Logos a écrit : ↑06 août 2018, 17:55:15
Je vois qu'on parle beaucoup des filières universitaires sans débouchés. Mais ce n'est pas le cœur du problème.
Les pics de chômage ne se retrouvent pas chez les Bac+5 en Histoire de l'Art mais à des niveaux CAP/Bac Pro.
Y compris plusieurs années après la sortie d'étude.
Les Bac+5 en Histoire de l'Art galèrent plus que d'autres Bac+5 ou même Bac+2. Mais après un certain temps ils finissent
quand même par faire leur trou. Alors certes sans rapport avec leur formation ou leur "niveau", et donc c'est du gâchis.
Mais leur taux de chômage moyen reste faible. C'est sans doute que pour avoir un Bac+5 même "inutile", il faut quand même avoir un minimum de capacités d'apprentissage, d'expression et de motivation. Et que beaucoup utilisent ces capacités pour faire d'autres formations, passer des concours ou évoluer en interne dans les grosses entreprises.
Malheureusement du coup ils "prennent la place" des CAP/Bac Pro/BTS à qui ces emplois étaient initialement destinés.
Le chômage se transmet "en cascade" par le jeu des dévalorisation respectives des diplômes.
J'ai deux exemples d'amies ayant fait une licence de lettres et qui ont passé ensuite un CAP Pâtisserie ensembles. Les deux ont très bien réussi. Un ami avec un Master en communication devenu maçon et qui a fini par reprendre la boîte de son patron qui tourne très bien. Tout simplement car au-delà de la technique, pour gérer une boite de BTP il faut savoir manipuler des chiffres, gérer des hommes, comprendre le droit, bien parler, savoir communiquer. Autre exemple : une mère au foyer de 45 ans n'ayant que le Bac et qui décide tout à coup de devenir infirmière. Personne n'y croyait. Et bien elle a réussi ses études et a décrocher un poste en hôpital.
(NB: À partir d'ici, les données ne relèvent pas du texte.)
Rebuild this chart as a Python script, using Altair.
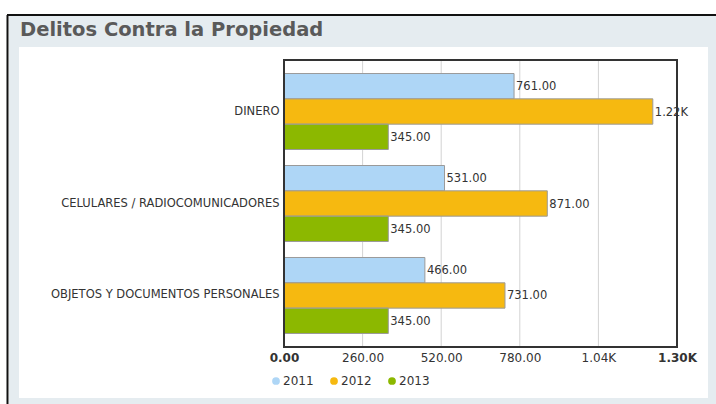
import altair as alt
import pandas as pd

categories = ["DINERO", "CELULARES / RADIOCOMUNICADORES", "OBJETOS Y DOCUMENTOS PERSONALES"]
years = ["2011", "2012", "2013"]
v2011 = [761, 531, 466]
v2012 = [1220, 871, 731]
v2013 = [345, 345, 345]
year_colors = ["#aed6f6", "#f6b910", "#8cb800"]
axis_ticks = [0, 260, 520, 780, 1040, 1300]
grid_ticks = [260, 520, 780, 1040]
title_text = "Delitos Contra la Propiedad"

rows = []
for yr, vals in zip(years, [v2011, v2012, v2013]):
    for c, v in zip(categories, vals):
        rows.append({"categoria": c, "anio": yr, "valor": v})
df = pd.DataFrame(rows)

W, H = 393, 287
one = pd.DataFrame({"a": [0]})
FONT = "DejaVu Sans"

bg = alt.Chart(one).mark_rect(color="#e5ecf0").encode(
    x=alt.value(-275), x2=alt.value(432), y=alt.value(-44), y2=alt.value(344))
panel = alt.Chart(one).mark_rect(color="#ffffff").encode(
    x=alt.value(-265), x2=alt.value(424), y=alt.value(-13), y2=alt.value(338))
left_line = alt.Chart(one).mark_rule(color="#111111", strokeWidth=2).encode(
    x=alt.value(-276.5), y=alt.value(-45), y2=alt.value(344))
top_line = alt.Chart(one).mark_rule(color="#111111", strokeWidth=2).encode(
    x=alt.value(-277), x2=alt.value(432), y=alt.value(-45))
title = alt.Chart(one).mark_text(
    text=title_text, align="left", baseline="middle", font=FONT,
    fontSize=19.5, fontWeight="bold", color="#5a5a5a").encode(
    x=alt.value(-264), y=alt.value(-30))

xscale = alt.Scale(domain=[0, 1300], nice=False)

grid = alt.Chart(pd.DataFrame({"g": grid_ticks})).mark_rule(
    color="#d3d3d3", strokeWidth=1).encode(
    x=alt.X("g:Q", scale=xscale), y=alt.value(0), y2=alt.value(H))

yenc = alt.Y("categoria:N", sort=categories, title=None,
             scale=alt.Scale(paddingInner=0.174, paddingOuter=0.147),
             axis=alt.Axis(domain=False, ticks=False, labelPadding=5,
                           labelFont=FONT, labelFontSize=11.5, labelColor="#333333",
                           zindex=1, labelLimit=400))
yoff = alt.YOffset("anio:N", sort=years, scale=alt.Scale(paddingInner=0, paddingOuter=0))

xenc = alt.X("valor:Q", scale=xscale, title=None,
             axis=alt.Axis(values=axis_ticks, grid=False, domain=False, ticks=False,
                           labelPadding=5, labelFlush=False, labelFont=FONT,
                           labelFontSize=12, labelColor="#333333", zindex=1,
                           labelExpr="datum.value >= 1000 ? format(datum.value/1000, '.2f') + 'K' : format(datum.value, '.2f')",
                           labelFontWeight={"condition": {"test": "datum.value == 0 || datum.value == 1300", "value": "bold"}, "value": "normal"}))

bars = alt.Chart(df).mark_bar(stroke="#9a9a9a", strokeWidth=1).encode(
    x=xenc, y=yenc, yOffset=yoff,
    color=alt.Color("anio:N", sort=years,
                    scale=alt.Scale(domain=years, range=year_colors),
                    legend=alt.Legend(title=None, orient="none", direction="horizontal",
                                      legendX=-14, legendY=315, symbolType="circle",
                                      symbolSize=60, symbolStrokeWidth=0,
                                      labelFont=FONT, labelFontSize=12, labelColor="#333333",
                                      labelOffset=1, columnPadding=14, padding=0)))

labels = alt.Chart(df).transform_calculate(
    lbl="datum.valor >= 1000 ? format(datum.valor/1000, '.2f') + 'K' : format(datum.valor, '.2f')"
).mark_text(align="left", baseline="middle", dx=2, dy=1, font=FONT, fontSize=11.5,
            color="#333333").encode(
    x=alt.X("valor:Q", scale=xscale), y=alt.Y("categoria:N", sort=categories),
    yOffset=alt.YOffset("anio:N", sort=years), text="lbl:N")

frame = alt.Chart(one).mark_rect(fill=None, stroke="#333333", strokeWidth=2).encode(
    x=alt.value(0), x2=alt.value(W), y=alt.value(0), y2=alt.value(H))

chart = alt.layer(bg, panel, left_line, top_line, title, grid, bars, frame, labels).properties(
    width=W, height=H,
    autosize=alt.AutoSizeParams(type="none"),
    padding={"left": 284, "top": 60, "right": 39, "bottom": 57},
    background="#ffffff",
).configure_view(stroke=None)

chart.save("out.html", embed_options={"renderer": "svg", "actions": False})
Tout le monde n'a pas cette capacité ou le temps libre pour cela. Mais en France (dans les institutions, les entreprises) on a l'obsession de la formation initiale et du CV. Ce qu'on fait à 20 ans devrait nous définir toute notre vie. On ne conçoit pas qu'on puisse reprendre des études à 30, 40 ou même 50 ans. Et qu'on soit capable de faire autre chose que ce qu'on a toujours fait. Qu'un diplômé en lettres puisse devenir informaticien. Et qu'un mécano puisse devenir éducateur spécialisé. On ne laisse pas sa chance à celui qui n'a pas le bon CV mais qui est motivé et capable d'apprendre.
Je suis complètement d'accord avec ça, dans l'ensemble. Ce que je voudrait juste préciser, c'est qu'effectivement les diplômés d'études supérieures ont un meilleur accès au travail simplement parce qu'ils présentent une culture générale, donc un état d'esprit favorable, une capacité à réagir, analyser, comprendre. Mais c'est bien sur souvent le cas: on les retrouve souvent travaillant dans des filières qui normalement recrutaient du BAC pro ou du CAP, mais vu 10 ou 15 ans d'échec et d'insatisfaction, les employeurs cherchent des universitaires en reconversion. En tout cas les plus malins d'entre eux. Bémol pour les BTS, qui fournissent encore dans certaines filières des jeunes très intéressants et bien formés. Et les CAP reprennent de la valeur précisément par l'arrivée de plus en plus consistante, de jeunes universitaires s'adressant à des CFA de la Chambre de Métiers, pour obtenir une alternance.
Alors c'est grandement dommage pour les jeunes en échec, issus de 3ème de collège, qui sont bien souvent au CFA parce que c'est le dernier endroit ou on les accepte, mais dont on ne fera rien, parce qu'on apprend pas au éléphants à voler, ni au poisson à respirer, comme le déclarait justement Einstein. Pourtant, notre système éducatif, sous la pression idéologique que l'on sait, voudrait que les éléphants volent.
Du reste, le CFA avec qui je suis en rapport de manière permanente pour mes apprentis, m'annonce que vu la défection générale des entreprises pour former en CAP, va ouvrir l'année prochaine, une cession spéciale pour ex universitaires en reconversion dans les métiers techniques tels que métalliers chaudronnier soudeur, menuisier bois... c'est juste positif.
Et puisqu'on me reprochait de casser du jeune, il est clair que je ne tiens pas le jeune responsable de son relatif égarement (car il s'agit bien d'égarement subit). Le responsable est son parent, et la politique éducative, qui se déclarait dès les années 70, libératrice et révolutionnaire. D'aucun ne veut faire l'inventaire, sauf peut être actuellement sous ce gouvernement, et encore, on ne comprend pas encore quelle est vraiment la fibre des macronistes. Sauf à écouter Cédric Villani, intéressant au plus haut point.